Re: SolidCold by Richard Tornello

rick tornello wrote: gentlemen, your comments are very important to me and i will take them in.


Sooo. You won't take in Michele's comments. Because I quite assure you, she is no gentleman. (Wait, that sounded funny, too. . .)

rick tornello wrote: I do not mind looking things up as I read whether fiction or otherwise, just a point.

Bet you do, Rick. Most folks just don't make you do it TO UNDERSTAND WHAT THE AUTHOR IS SAYING. Quite often, I look something up to learn more about what I read. Not the same thing. Not by a long shot.


rick tornello wrote: BTW, I didn't think these people were simple. They have a technology based upon steam, transportation and other wise.
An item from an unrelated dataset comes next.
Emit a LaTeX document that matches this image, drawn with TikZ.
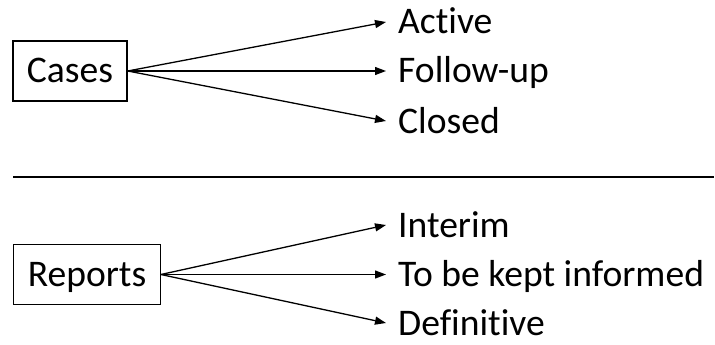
\documentclass[tikz,border=0pt]{standalone}
\usepackage{fontspec}
\setmainfont{Carlito}[Ligatures={NoCommon,NoContextual}]
\usepackage{tikz}
\usetikzlibrary{positioning,arrows.meta}

\tikzset{
	group/.style={draw, line width=1.3pt, minimum height=60pt, inner xsep=14pt, inner ysep=0pt, text height=24pt, text depth=0pt},
	state/.style={anchor=west, inner xsep=12pt, inner ysep=0pt, text height=24pt, text depth=0pt},
	fan/.style={-{Triangle[length=11pt,width=8pt]}, line width=1.3pt}
}

\begin{document}
\begin{tikzpicture}[x=1pt, y=-1pt, font=\fontsize{37.6}{45}\selectfont]
	\useasboundingbox (0,0) rectangle (715,345);
	% cases
	\node[group] (cases) at (70,71) {Cases};
	\node[state] (active) at (386,22) {Active};
	\node[state] (followup) at (386,71) {Follow-up};
	\node[state] (closed) at (386,121) {Closed};
	\foreach \s in {active,followup,closed} {
		\draw[fan] (cases.east) -- (\s.west);
	}
	% separator
	\draw[line width=1.5pt] (13,177) -- (714,177);
	% reports
	\node[group] (reports) at (87,274.5) {Reports};
	\node[state] (interim) at (386,225) {Interim};
	\node[state] (informed) at (386,274.5) {To be kept informed};
	\node[state] (definitive) at (386,323) {Definitive};
	\foreach \s in {interim,informed,definitive} {
		\draw[fan] (reports.east) -- (\s.west);
	}
\end{tikzpicture}
\end{document}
So do we, Rick. It's called electricity. 92.7% of what you're using to read this comes from steam.
(http://www.eia.doe.gov/energyexplained/images/charts/electric_power_industry_net_generation_fuel-large.jpg )

But we don't drive Stanley Steamers powered by lava (or magma). . .'cause it's dumb.


rick tornello wrote:Again thanks for the comments, suggestion, and put-downs.



Put downs? You wound me, Sir. 'Tis naught but honest critique.

Occasionally innacurate, but honest.